For the fourth time since 2004, Six Flags in Gurnee is sponsoring Muslim Day, bringing in outside caterers to provide halal food and turning an amphitheater into a makeshift mosque to accommodate Muslims who observe dietary laws and strict prayer schedules. Muslims who plan to go say they appreciate the sense of community the event creates.

“If you go on regular days, it’s kind of tough to find a place to pray,” said Ahmed, a stay-at-home mom from Bolingbrook who has attended previous Muslim Days at Six Flags with her husband and five children.

“Usually we can’t eat the food, but now we can.”

Started in New Jersey by an interethnic Muslim organization called the Islamic Circle of North America, Muslim Day at Six Flags has grown from a one-time gig focusing on youth—which took place a few days before the Sept. 11, 2001, tragedy—into a popular annual family event at several of the company’s parks, Muslim organizers and park representatives said.

One of the New Jersey organizers died in the World Trade Center, which stalled efforts to organize a Muslim Day in 2002, according to Raza Farrukh, the Islamic group’s New Jersey representative. Today the New Jersey event is so big that the organizers typically buy a day at the park for Muslims only.

In Gurnee, the park will remain open to all, but the day has steadily attracted more and more Muslims. According to park officials, 345 Muslims attended the first year; nearly 1,400 came in 2006. This year, organizers say they hope to attract as many as 4,000, though park officials said they expected about 1,200.

“The kids love it and adults also,” said Zulfiqar Khan, a Pakistani immigrant living in Plainfield who is coordinating this year’s event. “We can socialize, have some ethnic food, just create a sense of community.”

Six Flags also has created special events for Catholics, Baptists and Methodists, park officials said, and Episcopalians have booked the amphitheater for prayer services.
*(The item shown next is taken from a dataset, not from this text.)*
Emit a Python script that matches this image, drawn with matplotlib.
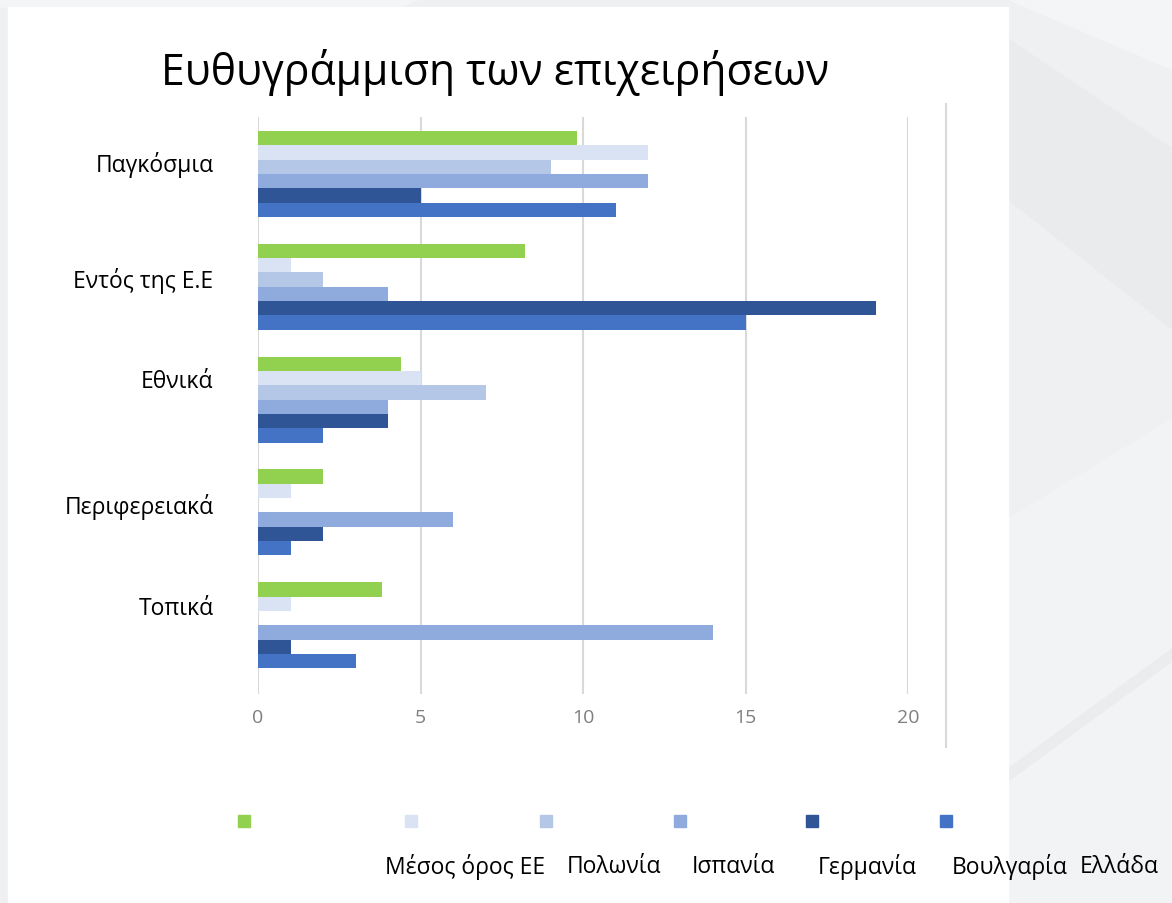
import numpy as np
import matplotlib
matplotlib.use("Agg")
import matplotlib.pyplot as plt
from matplotlib.patches import Rectangle, Polygon

plt.rcParams['font.family'] = ['Open Sans', 'DejaVu Sans']

# categories (top to bottom) and series values
categories = ["Παγκόσμια", "Εντός της Ε.Ε", "Εθνικά", "Περιφερειακά", "Τοπικά"]
green_vals = [9.8, 8.2, 4.4, 2, 3.8]
vlight_vals = [12, 1, 5, 1, 1]
light_vals = [9, 2, 7, 0, 0]
medium_vals = [12, 4, 4, 6, 14]
dark_vals = [5, 19, 4, 2, 1]
blue_vals = [11, 15, 2, 1, 3]
legend_labels = ["Μέσος όρος ΕΕ", "Πολωνία", "Ισπανία", "Γερμανία", "Βουλγαρία", "Ελλάδα"]
xticks = [0, 5, 10, 15, 20]

series = [green_vals, vlight_vals, light_vals, medium_vals, dark_vals, blue_vals]
colors = ["#92d050", "#dae3f3", "#b4c7e7", "#8faadc", "#2f5597", "#4472c4"]

W, H = 1172, 904
fig = plt.figure(figsize=(W / 100, H / 100), dpi=100, facecolor="#eef0f1")

# background with soft diagonal streaks + white panel
bg = fig.add_axes([0, 0, 1, 1], zorder=-10)
bg.set_xlim(0, W)
bg.set_ylim(H, 0)
bg.axis("off")
bg.add_patch(Polygon([(1008, 0), (1172, 0), (1172, 70), (1008, 0)], color="#f4f5f6"))
bg.add_patch(Polygon([(1008, 40), (1172, 150), (1172, 330), (1008, 200)], color="#e9ebed"))
bg.add_patch(Polygon([(1008, 520), (1172, 420), (1172, 904), (1008, 904)], color="#f2f3f4"))
bg.add_patch(Polygon([(1008, 770), (1172, 650), (1172, 662), (1008, 782)], color="#eaeced"))
bg.add_patch(Polygon([(0, 0), (420, 0), (400, 8), (0, 8)], color="#f4f5f6"))
bg.add_patch(Rectangle((8, 8), 1000, 900, color="white"))
bg.plot([946, 946], [105, 748], color="#d9d9d9", lw=1.5)

# legend markers (no labels beside them)
for lx, c in zip([244, 411, 546, 680, 812, 946], colors):
    bg.add_patch(Rectangle((lx - 6, 816), 12, 12, color=c))
# legend labels, placed below the markers
for lx, lab in zip([385, 567, 692, 818, 952, 1080], legend_labels):
    bg.text(lx, 867, lab, ha="left", va="center", fontsize=16.5, color="black")

fig.text(495 / W, 1 - 72 / H, "Ευθυγράμμιση των επιχειρήσεων", ha="center", va="center",
         fontsize=30.8, color="black")

ax = fig.add_axes([258 / W, 1 - 695 / H, 650 / W, 577 / H])
ax.set_facecolor("none")

h = 0.127
y = np.arange(len(categories))
for j, (vals, c) in enumerate(zip(series, colors)):
    ax.barh(y + (j - 2.5) * h, vals, height=h, color=c, zorder=3)

# category labels sit a little above each group's centre
label_shift = np.array([0.11, 0.09, 0.19, 0.08, 0.18])
ax.set_xlim(0, 20)
ax.set_ylim(4.61, -0.504)
ax.set_xticks(xticks)
ax.set_xticklabels([str(t) for t in xticks], color="#7f7f7f", fontsize=14)
ax.set_yticks(y - label_shift)
ax.set_yticklabels(categories, fontsize=16.5)
ax.tick_params(axis="y", length=0, pad=32)
ax.tick_params(axis="x", length=0, pad=10)
ax.grid(axis="x", color="#d9d9d9", lw=1.5, zorder=0)
for s in ax.spines.values():
    s.set_visible(False)

fig.savefig("out.png", dpi=100, facecolor=fig.get_facecolor())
Traditional Polish dancers joined in the park’s opening ceremonies during a recent Polish Day, and last week the park supplied American Sign Language interpreters during a “hard-of-hearing-awareness day.”

For the Muslims’ prayer needs, the park chose an amphitheater near the restrooms so worshipers can perform ablutions beforehand. Mats will cover the theater’s concrete floor so worshipers can comfortably kneel. Two outside caterers will provide food that complies with Islamic standards of preparation.
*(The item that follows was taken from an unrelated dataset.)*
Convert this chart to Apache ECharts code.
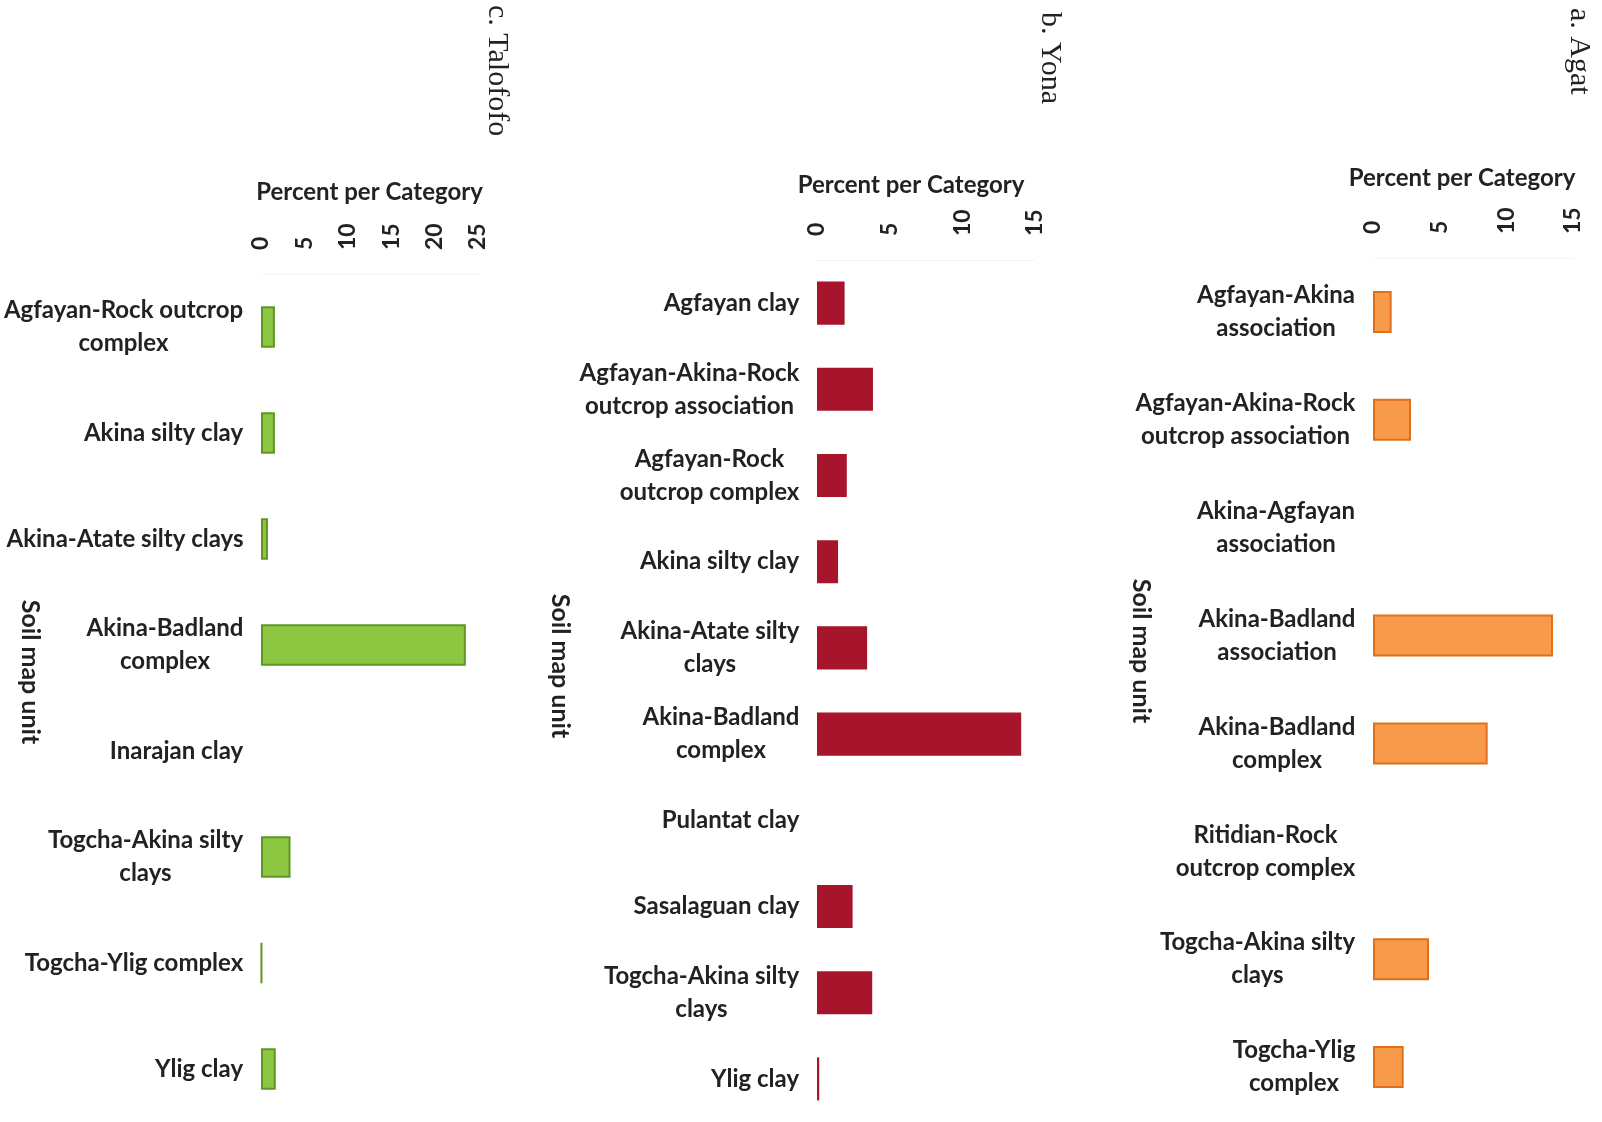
<!DOCTYPE html>
<html>
<head>
<meta charset="utf-8">
<script src="https://cdn.jsdelivr.net/npm/echarts/dist/echarts.min.js"></script>
<style>
  html, body { margin: 0; padding: 0; background: #ffffff; }
  #chart { width: 1602px; height: 1122px; }
</style>
</head>
<body>
<div id="chart"></div>
<script>
// Soil map units and their share (percent per category) in three watersheds
const agatUnits = [
  'Agfayan-Akina\nassociation',
  'Agfayan-Akina-Rock\noutcrop association',
  'Akina-Agfayan\nassociation',
  'Akina-Badland\nassociation',
  'Akina-Badland\ncomplex',
  'Ritidian-Rock\noutcrop complex',
  'Togcha-Akina silty\nclays',
  'Togcha-Ylig\ncomplex'
];
const agatPercent = [1.4, 2.85, 0, 13.5, 8.6, 0, 4.2, 2.3];

const yonaUnits = [
  'Agfayan clay',
  'Agfayan-Akina-Rock\noutcrop association',
  'Agfayan-Rock\noutcrop complex',
  'Akina silty clay',
  'Akina-Atate silty\nclays',
  'Akina-Badland\ncomplex',
  'Pulantat clay',
  'Sasalaguan clay',
  'Togcha-Akina silty\nclays',
  'Ylig clay'
];
const yonaPercent = [1.9, 3.85, 2.05, 1.45, 3.45, 14.05, 0, 2.45, 3.8, 0.15];

const talofofoUnits = [
  'Agfayan-Rock outcrop\ncomplex',
  'Akina silty clay',
  'Akina-Atate silty clays',
  'Akina-Badland\ncomplex',
  'Inarajan clay',
  'Togcha-Akina silty\nclays',
  'Togcha-Ylig complex',
  'Ylig clay'
];
const talofofoPercent = [1.6, 1.6, 0.8, 23.6, 0, 3.4, 0.1, 1.7];

// Percent axis ranges: [min, max, interval]
const agatScale = [0, 15, 5];
const yonaScale = [0, 15, 5];
const talofofoScale = [0, 25, 5];

const LABEL_FONT = 'Lato, "Open Sans", sans-serif';
const LABEL_WEIGHT = 'bold';
const TITLE_FONT = '"Liberation Serif", "DejaVu Serif", serif';
const TEXT = '#222222';
const LABEL_SIZE = 24;

// Multi-line category labels: each line centred, block right-aligned at the axis
function categoryLabels(units) {
  const ctx = document.createElement('canvas').getContext('2d');
  ctx.font = LABEL_WEIGHT + ' ' + LABEL_SIZE + 'px ' + LABEL_FONT;
  const rich = {};
  units.forEach((u, i) => {
    const w = Math.max(...u.split('\n').map(s => ctx.measureText(s).width));
    rich['r' + i] = {
      width: Math.ceil(w) + 1, align: 'center',
      fontSize: LABEL_SIZE, fontWeight: LABEL_WEIGHT, lineHeight: 33,
      fontFamily: LABEL_FONT, color: TEXT
    };
  });
  return {
    margin: 17,
    align: 'right',
    rich,
    formatter: (v, i) => v.split('\n').map(s => '{r' + i + '|' + s + '}').join('\n')
  };
}

function percentAxis(gridIndex, scale, nameGap, shift) {
  return {
    type: 'value', gridIndex, position: 'top',
    min: scale[0], max: scale[1], interval: scale[2],
    name: 'Percent per Category', nameLocation: 'middle', nameGap,
    nameTextStyle: {
      fontFamily: LABEL_FONT, fontWeight: LABEL_WEIGHT, fontSize: 24, color: TEXT,
      padding: [0, shift, 0, 0]
    },
    axisLine: { show: true, lineStyle: { color: '#f4f4f4', width: 1 } },
    axisTick: { show: false },
    splitLine: { show: false },
    axisLabel: {
      rotate: -90, margin: 24, fontFamily: LABEL_FONT, fontWeight: LABEL_WEIGHT,
      fontSize: 23, color: TEXT
    }
  };
}

function unitAxis(gridIndex, units) {
  return {
    type: 'category', gridIndex, inverse: true, data: units,
    axisLine: { show: false }, axisTick: { show: false }, splitLine: { show: false },
    axisLabel: categoryLabels(units)
  };
}

// Empty categories get no outline, so nothing is drawn for them
function barData(values) {
  return values.map(v => (v === 0 ? { value: v, itemStyle: { borderWidth: 0 } } : v));
}

function rotatedText(text, x, y, font, size, align, weight) {
  return {
    type: 'text', x, y, rotation: -Math.PI / 2,
    style: {
      text, font: (weight || 'normal') + ' ' + size + 'px ' + font,
      fill: TEXT, align, verticalAlign: 'middle'
    }
  };
}

const chart = echarts.init(document.getElementById('chart'), null, { renderer: 'canvas' });

chart.setOption({
  backgroundColor: '#ffffff',
  animation: false,
  grid: [
    { left: 1373, top: 258, width: 200, height: 863 },
    { left: 817, top: 260, width: 218, height: 863 },
    { left: 261, top: 274, width: 217, height: 853 }
  ],
  xAxis: [
    percentAxis(0, agatScale, 68, 22),
    percentAxis(1, yonaScale, 63, 30),
    percentAxis(2, talofofoScale, 70, 0)
  ],
  yAxis: [
    unitAxis(0, agatUnits),
    unitAxis(1, yonaUnits),
    unitAxis(2, talofofoUnits)
  ],
  series: [
    {
      type: 'bar', xAxisIndex: 0, yAxisIndex: 0, data: barData(agatPercent), barWidth: '39%',
      itemStyle: { color: '#F79A4A', borderColor: '#E0701A', borderWidth: 2 }
    },
    {
      type: 'bar', xAxisIndex: 1, yAxisIndex: 1, data: barData(yonaPercent), barWidth: '50%',
      itemStyle: { color: '#A6152B' }
    },
    {
      type: 'bar', xAxisIndex: 2, yAxisIndex: 2, data: barData(talofofoPercent), barWidth: '39%',
      itemStyle: { color: '#8DC641', borderColor: '#5F9624', borderWidth: 2 }
    }
  ],
  graphic: [
    rotatedText('a. Agat', 1579, 8, TITLE_FONT, 30, 'left'),
    rotatedText('b. Yona', 1050, 12, TITLE_FONT, 30, 'left'),
    rotatedText('c. Talofofo', 497, 5, TITLE_FONT, 30, 'left'),
    rotatedText('Soil map unit', 1141, 651, LABEL_FONT, 25, 'center', LABEL_WEIGHT),
    rotatedText('Soil map unit', 560, 666, LABEL_FONT, 25, 'center', LABEL_WEIGHT),
    rotatedText('Soil map unit', 30, 672, LABEL_FONT, 25, 'center', LABEL_WEIGHT)
  ]
});
</script>
</body>
</html>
The park also will allow Muslim women to wear loose-fitting pants and shirts—rather than swimsuits—in the pool, and plans to post female park attendants at the most popular rides to tend to Muslim women, a park spokeswoman said. That includes making sure head scarves are tucked into clothing so the fabric doesn’t get caught on the equipment.

Syed Warsi, a physician from Aurora whose wife wears the veil, said many women who don the Islamic covering feel more comfortable going to the park when lots of other covered Muslim women are expected to be there.

On most Saturdays, the park attracts 25,000 to 40,000 patrons, so Muslims will be a small minority, the park spokeswoman said. Still, the sight of a few hundred Muslims visiting the park at once has caught people’s attention in past years, Warsi said, and he has fielded his share of inquiries about where he is from and what he believes.

He deals with it with a sense of humor, he said.

“Lots of people are kind of surprised to see us,” Warsi said. “They never saw so many Muslims at one time. That’s OK. It gives us a chance to answer questions.”